KERRY: He didn't do it. My regret is not the vote. It was appropriate to stand up to Saddam Hussein. There was a right way to do it, a wrong way to do it.

My regret is this president chose the wrong way, rushed to war, is now spending billions of American taxpayers' dollars that we didn't need to spend this way had he built a legitimate coalition, and has put our troops at greater risk.

<snip>

He used the right way and wrong way phrase, quite a bit during both the Democratic primaries, and the general election.

It's worth going back to the transcript and reading his entire, labored answer to the question. Compare Kerry's answer to Kucinich's comments on a similar question later in the debate:

BORGER: This is to Congressman Kucinich.

President Bush last week said that yes, he had expected to find weapons of mass destruction in Iraq, that he was using the same intelligence that had been provided to President Clinton, also the same intelligence that had been used by the heads of other nations.

Do you believe that the president knowingly lied to the American people? And if so, why would he do that?

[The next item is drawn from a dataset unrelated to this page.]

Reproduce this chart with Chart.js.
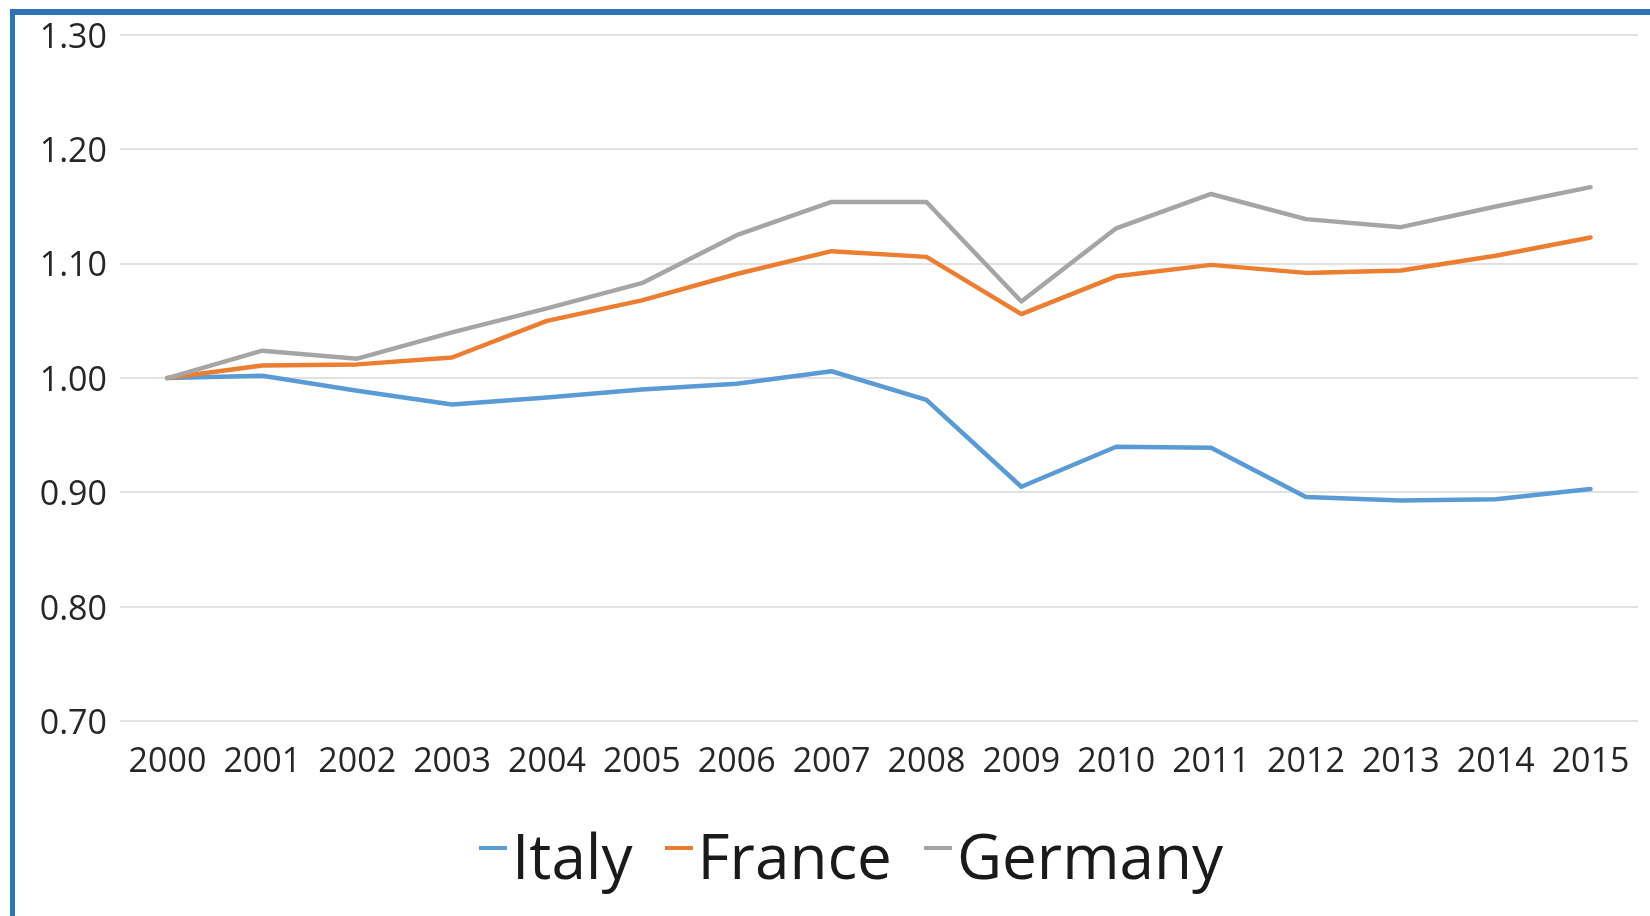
<!DOCTYPE html>
<html>
<head>
<meta charset="utf-8">
<title>Italy, France, Germany 2000–2015</title>
<script src="https://cdn.jsdelivr.net/npm/chart.js@4.4.1/dist/chart.umd.min.js"></script>
<style>
  html, body { margin: 0; padding: 0; background: #fff; }
  #wrap { position: relative; width: 1650px; height: 916px; overflow: hidden; background: #fff; }
  #chart { position: absolute; left: 0; top: 0; }
  #frame {
    position: absolute; left: 10px; top: 9px; right: -20px; bottom: -20px;
    border-top: 6px solid #2e74b5; border-left: 5px solid #2e74b5;
    pointer-events: none;
  }
  #legend {
    position: absolute; left: 479px; top: 824px;
    display: flex; align-items: center;
    font-family: "Open Sans", sans-serif; font-size: 62px; line-height: 62px; color: #1a1a1a;
    white-space: nowrap;
  }
  #legend .item { display: flex; align-items: center; margin-right: 32px; }
  #legend .mark { display: inline-block; width: 28px; height: 4px; margin-right: 5px; position: relative; top: -7px; }
</style>
</head>
<body>
<div id="wrap">
  <canvas id="chart" width="1650" height="916"></canvas>
  <div id="legend"></div>
  <div id="frame"></div>
</div>
<script>
// years on the category axis
const years = ['2000', '2001', '2002', '2003', '2004', '2005', '2006', '2007',
  '2008', '2009', '2010', '2011', '2012', '2013', '2014', '2015'];

// index values, 2000 = 1.00
const italy = [1.000, 1.002, 0.989, 0.977, 0.983, 0.990, 0.995, 1.006,
  0.981, 0.905, 0.940, 0.939, 0.896, 0.893, 0.894, 0.903];
const france = [1.000, 1.011, 1.012, 1.018, 1.050, 1.068, 1.091, 1.111,
  1.106, 1.056, 1.089, 1.099, 1.092, 1.094, 1.107, 1.123];
const germany = [1.000, 1.024, 1.017, 1.040, 1.061, 1.083, 1.125, 1.154,
  1.154, 1.067, 1.131, 1.161, 1.139, 1.132, 1.150, 1.167];

const seriesNames = ['Italy', 'France', 'Germany'];
const seriesColors = ['#5b9bd5', '#ed7d31', '#a5a5a5'];

// y axis range
const yMin = 0.70;
const yMax = 1.30;
const yStep = 0.10;

const tickFont = { family: '"Open Sans", sans-serif', size: 34 };

const makeSet = (i, values) => ({
  label: seriesNames[i],
  data: values,
  borderColor: seriesColors[i],
  backgroundColor: seriesColors[i],
  borderWidth: 4.5,
  pointRadius: 0,
  tension: 0,
  borderJoinStyle: 'round',
  borderCapStyle: 'round',
  order: 2 - i,
});

const chart = new Chart(document.getElementById('chart'), {
  type: 'line',
  data: {
    labels: years,
    datasets: [makeSet(0, italy), makeSet(1, france), makeSet(2, germany)],
  },
  options: {
    responsive: false,
    animation: false,
    devicePixelRatio: 1,
    layout: { padding: { top: 35, right: 12, left: 0, bottom: 120 } },
    plugins: {
      legend: { display: false },
      tooltip: { enabled: false },
    },
    scales: {
      x: {
        offset: true,
        grid: { display: false },
        border: { display: false },
        ticks: {
          font: tickFont,
          color: '#262626',
          padding: 13,
          maxRotation: 0,
          autoSkip: false,
        },
      },
      y: {
        min: yMin,
        max: yMax,
        border: { display: false },
        grid: { color: '#e2e2e2', lineWidth: 2, drawTicks: false },
        ticks: {
          stepSize: yStep,
          font: tickFont,
          color: '#262626',
          padding: 13,
          labelOffset: 3,
          callback: (v) => Number(v).toFixed(2),
        },
        afterFit: (scale) => { scale.width = 120; },
      },
    },
  },
});

// legend built from the chart's datasets
const legendEl = document.getElementById('legend');
chart.data.datasets.forEach((ds) => {
  const item = document.createElement('span');
  item.className = 'item';
  const mark = document.createElement('span');
  mark.className = 'mark';
  mark.style.background = ds.borderColor;
  const text = document.createElement('span');
  text.textContent = ds.label;
  item.appendChild(mark);
  item.appendChild(text);
  legendEl.appendChild(item);
});
</script>
</body>
</html>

KUCINICH: I think that this administration knew full well that Iraq had nothing to do with 9/11, with Al Qaida's role in 9/11, with the anthrax attack on this country, that Iraq had neither the capability nor the intention of attacking the United States, that Iraq was not trying to get uranium from Niger and that, in fact, Iraq did not have weapons of mass destruction.

This is the singular issue upon which this election will turn. And I, as the only one up here who voted against the war and voted against the Patriot Act, as the ranking Democrat on a subcommittee that has jurisdiction over national security, an investigative subcommittee, I never saw any evidence that suggested that there was a reason for this country to go to war against Iraq.

It was wrong to go to in it's wrong to stay in it is time that we start talking about bringing our troops home, bringing those guardsmen, guardswomen, those reservists back home. Stop this war get out of Iraq.

BORGER: So I take it the answer is yes that the president knowingly lied to the American people?

KUCINICH: The president lied to the American people.

<snip>

"The President lied to the American People." Rather refreshing, isn't it? I guess as one of the "vanity" candidates, Kucinich can get away with saying that, but I'll take the truth over the vanity of personal ambition anyday.

It's ironic, in that if the war were going well, we wouldn't be having this debate, yet the justifications for it, and the war itself would remain just as wrong. When the Kerrys, Clintons, and McCains can start admitting that, then they may earn some respect, but I won't be holding my breath waiting.